We too wonder: Now what was our existence really about? We ask quietly or loudly, where we are headed. If anywhere! What lies beyond this, beyond our perception? What lies secretly and we will never know? For Hindu believers, the answer is often: Be still and know you are reality. Is this a search accompanied by others or outside us or perhaps we simply need to be still and know that we are god? Or perhaps no search, no movement, no thought at all is necessary. 

Then Aditi reiterates Krishnamurti’s statement that you find when you no longer seek and asks if we can exist and search without movement, in stillness. Even in silence, our mind may not be still, but simply fixate on other things.  People near death talk of tunnels of light, of knowing things, feeling voices, and hearing thoughts. Are these ‘the corridors of light’ that Aditi wonders about? Like an artist submerged in movement knows, there is neither time nor space nor you nor me, just a timeless now, and there are no borders to our feelings, our being.

The process is very important; the exploration, the exaltation, the disappointments, through which a piece develops - Aditi Mangaldas

All life is me Earlier she asked if this will be revealed in silence, ‘like the soft sound of dew falling upon a leaf in a dream or will it perhaps be in thunder and lightning? Like the noise of creation itself’? She quoted Rumi: ‘My heart is on fire, in my madness I roam the desert. The flames of my passion devour the wind and the sky’, and led us into the scary jungle of existence and slowly out of it.

Many mystics say the dance, the music and all life is me, that yes, the moon and stars are all in me. Others add: Stop the search and truth itself will come in search of you. What is this truth? That you and I and the dance of existence are one? That we are our brother’s keeper, each other’s dance partner?  

Aditi studied under Shrimati Kumudini Lakhia and Shri Birju Maharaj. She has studied and trained again (and faster!) in Kathak’s swift turns and footwork and created anew. With gorgeous costumes in silvery green, forest colours, night hues, and with sharp movements, she recreates human emotions, wonder, energy, exhaustion at nightfall and renewal again and again. Loved stories are loved for a reason. They tell tales of adventures and downfalls and we know what happened and are happy to see it again. So, these dances and tales of humanity’s wonder and quests are always happy events. 
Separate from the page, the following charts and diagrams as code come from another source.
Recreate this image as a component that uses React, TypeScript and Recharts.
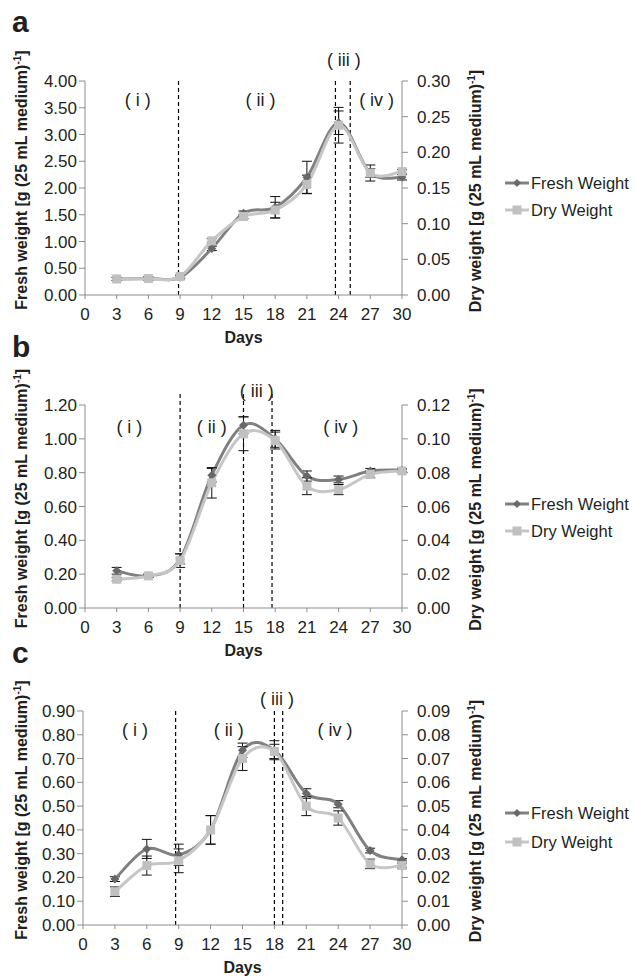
import React from "react";
import { LineChart, Line, XAxis, YAxis, ReferenceLine, ReferenceDot, ErrorBar } from "recharts";

const days = [3, 6, 9, 12, 15, 18, 21, 24, 27, 30];
const xTicks = [0, 3, 6, 9, 12, 15, 18, 21, 24, 27, 30];
const phaseNames = ["( i )", "( ii )", "( iii )", "( iv )"];

// panel a
const freshA = [0.3, 0.31, 0.33, 0.87, 1.53, 1.64, 2.2, 3.22, 2.28, 2.2];
const freshErrA = [0.03, 0.03, 0.03, 0.04, 0.04, 0.2, 0.3, 0.22, 0.15, 0.05];
const dryA = [0.0225, 0.023, 0.026, 0.076, 0.11, 0.119, 0.155, 0.238, 0.171, 0.173];
const dryErrA = [0.002, 0.002, 0.002, 0.003, 0.003, 0.011, 0.013, 0.025, 0.006, 0.003];
const leftTicksA = [0, 0.5, 1, 1.5, 2, 2.5, 3, 3.5, 4];
const rightTicksA = [0, 0.05, 0.1, 0.15, 0.2, 0.25, 0.3];
const boundariesA = [8.85, 23.7, 25.1];
const labelDaysA = [5.0, 16.6, 24.5, 27.6];
const labelLevelsA = [3.64, 3.64, 4.39, 3.64];

// panel b
const freshB = [0.22, 0.19, 0.29, 0.785, 1.08, 1.0, 0.78, 0.76, 0.81, 0.815];
const freshErrB = [0.02, 0.01, 0.03, 0.04, 0.05, 0.05, 0.03, 0.02, 0.015, 0.01];
const dryB = [0.017, 0.019, 0.028, 0.074, 0.103, 0.099, 0.072, 0.07, 0.079, 0.081];
const dryErrB = [0.001, 0.001, 0.004, 0.009, 0.01, 0.005, 0.005, 0.003, 0.002, 0.001];
const leftTicksB = [0, 0.2, 0.4, 0.6, 0.8, 1.0, 1.2];
const rightTicksB = [0, 0.02, 0.04, 0.06, 0.08, 0.1, 0.12];
const boundariesB = [9.0, 15.0, 17.7];
const labelDaysB = [4.2, 12.0, 16.25, 24.2];
const labelLevelsB = [1.07, 1.07, 1.28, 1.07];

// panel c
const freshC = [0.193, 0.32, 0.295, 0.4, 0.735, 0.735, 0.553, 0.508, 0.313, 0.274];
const freshErrC = [0.01, 0.04, 0.045, 0.06, 0.03, 0.04, 0.02, 0.015, 0.01, 0.005];
const dryC = [0.014, 0.025, 0.027, 0.04, 0.07, 0.073, 0.05, 0.045, 0.0257, 0.025];
const dryErrC = [0.002, 0.004, 0.005, 0.006, 0.005, 0.003, 0.004, 0.003, 0.002, 0.001];
const leftTicksC = [0, 0.1, 0.2, 0.3, 0.4, 0.5, 0.6, 0.7, 0.8, 0.9];
const rightTicksC = [0, 0.01, 0.02, 0.03, 0.04, 0.05, 0.06, 0.07, 0.08, 0.09];
const boundariesC = [8.71, 18.0, 18.78];
const labelDaysC = [4.9, 13.7, 18.25, 23.7];
const labelLevelsC = [0.819, 0.819, 0.952, 0.819];

const TEXT = "#231f20";
const AXIS = "#8c8c8c";
const FRESH_LINE = "#808080";
const FRESH_DOT = "#686868";
const DRY_LINE = "#c6c6c6";
const DRY_DOT = "#c0c0c0";
const FONT = "'Liberation Sans', Arial, sans-serif";

// Excel-like smoothed line (cardinal spline through the points)
const excelSmooth: any = (context: any) => {
  let pts: number[][] = [];
  return {
    areaStart() {},
    areaEnd() {},
    lineStart() {
      pts = [];
    },
    point(x: number, y: number) {
      pts.push([+x, +y]);
    },
    lineEnd() {
      const n = pts.length;
      if (!n) return;
      context.moveTo(pts[0][0], pts[0][1]);
      for (let i = 0; i < n - 1; i++) {
        const p0 = pts[i - 1] || pts[i];
        const p1 = pts[i];
        const p2 = pts[i + 1];
        const p3 = pts[i + 2] || p2;
        context.bezierCurveTo(
          p1[0] + (p2[0] - p0[0]) / 6,
          p1[1] + (p2[1] - p0[1]) / 6,
          p2[0] - (p3[0] - p1[0]) / 6,
          p2[1] - (p3[1] - p1[1]) / 6,
          p2[0],
          p2[1]
        );
      }
    },
  };
};

const diamond = (props: any) => {
  const { cx, cy, index } = props;
  if (cx == null || cy == null) return <g key={`fd-${index}`} />;
  const r = 4.5;
  return (
    <polygon
      key={`fd-${index}`}
      points={`${cx},${cy - r} ${cx + r},${cy} ${cx},${cy + r} ${cx - r},${cy}`}
      fill={FRESH_DOT}
    />
  );
};

const square = (props: any) => {
  const { cx, cy, index } = props;
  if (cx == null || cy == null) return <g key={`ds-${index}`} />;
  return <rect key={`ds-${index}`} x={cx - 4.5} y={cy - 4.5} width={9} height={9} fill={DRY_DOT} />;
};

const sup = (text: string) => (
  <>
    {text}
    <tspan dy={-6} fontSize={10}>-1</tspan>
    <tspan dy={6}>]</tspan>
  </>
);

const yTitle = (text: string, x: number, shift: number) => (props: any) => {
  const vb = props.viewBox || {};
  const cy = vb.y + vb.height / 2 + shift;
  return (
    <text
      x={x}
      y={cy}
      transform={`rotate(-90 ${x} ${cy})`}
      textAnchor="middle"
      fontWeight="bold"
      fontSize={16}
      fill={TEXT}
    >
      {sup(text)}
    </text>
  );
};

const daysTitle = (props: any) => {
  const vb = props.viewBox || {};
  return (
    <text x={vb.x + vb.width / 2} y={vb.y + 48} textAnchor="middle" fontWeight="bold" fontSize={16} fill={TEXT}>
      Days
    </text>
  );
};

const phaseLabel = (name: string) => (props: any) => {
  const vb = props.viewBox || {};
  return (
    <text x={vb.x + (vb.width || 0) / 2} y={vb.y + (vb.height || 0) / 2 + 6} textAnchor="middle" fontSize={18} fill={TEXT}>
      {name}
    </text>
  );
};

type PanelProps = {
  top: number;
  height: number;
  marginTop: number;
  xAxisHeight: number;
  leftWidth: number;
  fresh: number[];
  freshErr: number[];
  dry: number[];
  dryErr: number[];
  leftTicks: number[];
  rightTicks: number[];
  boundaries: number[];
  boundaryTop: number;
  labelDays: number[];
  labelLevels: number[];
};

function Panel(p: PanelProps) {
  const data = days.map((d, i) => ({
    day: d,
    fresh: p.fresh[i],
    freshErr: p.freshErr[i],
    dry: p.dry[i],
    dryErr: p.dryErr[i],
  }));
  const leftMax = p.leftTicks[p.leftTicks.length - 1];
  const rightMax = p.rightTicks[p.rightTicks.length - 1];
  return (
    <div style={{ position: "absolute", left: 0, top: p.top, width: 635, height: p.height }}>
      <LineChart width={635} height={p.height} data={data} margin={{ top: p.marginTop, right: 0, bottom: 0, left: 0 }}>
        <XAxis
          dataKey="day"
          type="number"
          domain={[0, 30]}
          ticks={xTicks}
          interval={0}
          height={p.xAxisHeight}
          stroke={AXIS}
          tickSize={4}
          tickMargin={9}
          tick={{ fontSize: 17, fill: TEXT }}
          label={{ content: daysTitle }}
        />
        <YAxis
          yAxisId="left"
          domain={[0, leftMax]}
          ticks={p.leftTicks}
          interval={0}
          width={p.leftWidth}
          stroke={AXIS}
          tickSize={6}
          tickMargin={2}
          tick={{ fontSize: 17, fill: TEXT }}
          tickFormatter={(v: number) => v.toFixed(2)}
          label={{ content: yTitle("Fresh weight [g (25 mL medium)", 27, -8) }}
        />
        <YAxis
          yAxisId="right"
          orientation="right"
          domain={[0, rightMax]}
          ticks={p.rightTicks}
          interval={0}
          width={233}
          stroke={AXIS}
          tickSize={6}
          tickMargin={9}
          tick={{ fontSize: 17, fill: TEXT }}
          tickFormatter={(v: number) => v.toFixed(2)}
          label={{ content: yTitle("Dry weight [g (25 mL medium)", 481, 3) }}
        />
        {p.boundaries.map((b) => (
          <ReferenceLine
            key={`b-${b}`}
            yAxisId="left"
            segment={[
              { x: b, y: 0 },
              { x: b, y: p.boundaryTop },
            ]}
            ifOverflow="visible"
            stroke="#000"
            strokeWidth={1.2}
            strokeDasharray="4 3"
          />
        ))}
        {phaseNames.map((n, i) => (
          <ReferenceDot
            key={n}
            yAxisId="left"
            x={p.labelDays[i]}
            y={p.labelLevels[i]}
            r={0}
            fill="none"
            stroke="none"
            ifOverflow="visible"
            label={{ content: phaseLabel(n) }}
          />
        ))}
        <Line
          yAxisId="left"
          dataKey="fresh"
          type={excelSmooth}
          stroke={FRESH_LINE}
          strokeWidth={3}
          dot={diamond}
          activeDot={false}
          isAnimationActive={false}
        >
          <ErrorBar dataKey="freshErr" direction="y" width={5} stroke="#111" strokeWidth={1} isAnimationActive={false} />
        </Line>
        <Line
          yAxisId="right"
          dataKey="dry"
          type={excelSmooth}
          stroke={DRY_LINE}
          strokeWidth={3}
          dot={square}
          activeDot={false}
          isAnimationActive={false}
        >
          <ErrorBar dataKey="dryErr" direction="y" width={5} stroke="#111" strokeWidth={1} isAnimationActive={false} />
        </Line>
      </LineChart>
    </div>
  );
}

const legendRows = [183, 210, 504, 531, 813, 842];
const panelLetters = ["a", "b", "c"];
const letterBaselines = [32, 357, 663];

export default function App() {
  return (
    <div style={{ position: "absolute", left: 0, top: 0, width: 635, height: 978, background: "#fff", fontFamily: FONT }}>
      <Panel
        top={0}
        height={360}
        marginTop={81}
        xAxisHeight={65}
        leftWidth={85}
        fresh={freshA}
        freshErr={freshErrA}
        dry={dryA}
        dryErr={dryErrA}
        leftTicks={leftTicksA}
        rightTicks={rightTicksA}
        boundaries={boundariesA}
        boundaryTop={4}
        labelDays={labelDaysA}
        labelLevels={labelLevelsA}
      />
      <Panel
        top={345}
        height={330}
        marginTop={60}
        xAxisHeight={67}
        leftWidth={85}
        fresh={freshB}
        freshErr={freshErrB}
        dry={dryB}
        dryErr={dryErrB}
        leftTicks={leftTicksB}
        rightTicks={rightTicksB}
        boundaries={boundariesB}
        boundaryTop={1.27}
        labelDays={labelDaysB}
        labelLevels={labelLevelsB}
      />
      <Panel
        top={660}
        height={318}
        marginTop={51}
        xAxisHeight={53}
        leftWidth={83}
        fresh={freshC}
        freshErr={freshErrC}
        dry={dryC}
        dryErr={dryErrC}
        leftTicks={leftTicksC}
        rightTicks={rightTicksC}
        boundaries={boundariesC}
        boundaryTop={0.9}
        labelDays={labelDaysC}
        labelLevels={labelLevelsC}
      />
      <svg width={635} height={978} style={{ position: "absolute", left: 0, top: 0, pointerEvents: "none" }}>
        {panelLetters.map((l, i) => (
          <text key={l} x={12} y={letterBaselines[i]} fontSize={30} fontWeight="bold" fill={TEXT}>
            {l}
          </text>
        ))}
        {legendRows.map((y, i) => {
          const isFresh = i % 2 === 0;
          return (
            <g key={`lg-${i}`}>
              <line x1={505} x2={529} y1={y} y2={y} stroke={isFresh ? FRESH_LINE : DRY_LINE} strokeWidth={3} />
              {isFresh ? (
                <polygon points={`517,${y - 4} 521,${y} 517,${y + 4} 513,${y}`} fill={FRESH_DOT} />
              ) : (
                <rect x={512.5} y={y - 4.5} width={9} height={9} fill={DRY_DOT} />
              )}
              <text x={531} y={y + 6} fontSize={16.5} fill={TEXT}>
                {isFresh ? "Fresh Weight" : "Dry Weight"}
              </text>
            </g>
          );
        })}
      </svg>
    </div>
  );
}
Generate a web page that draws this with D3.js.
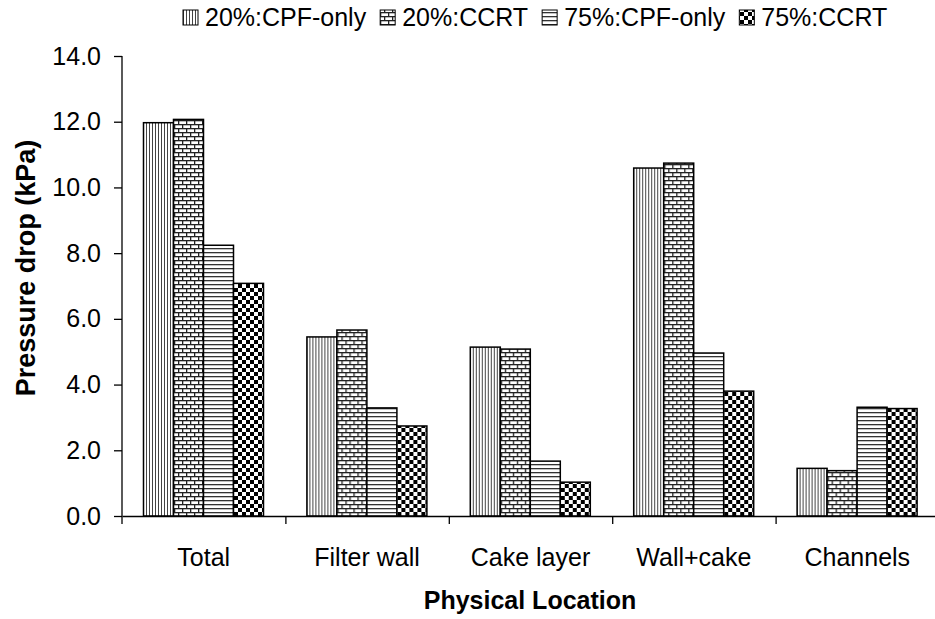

Tiny and slender, she still fills the stage by herself. She knows Kathak so well that she can use it for building future forms, current concerns, and humanity’s experiences. Her foundation is strong enough to play with and produce fusion, bringing various moods, past stories, and today’s searches, which she depicts grandly and lovingly and with so much vulnerability on stages across the world.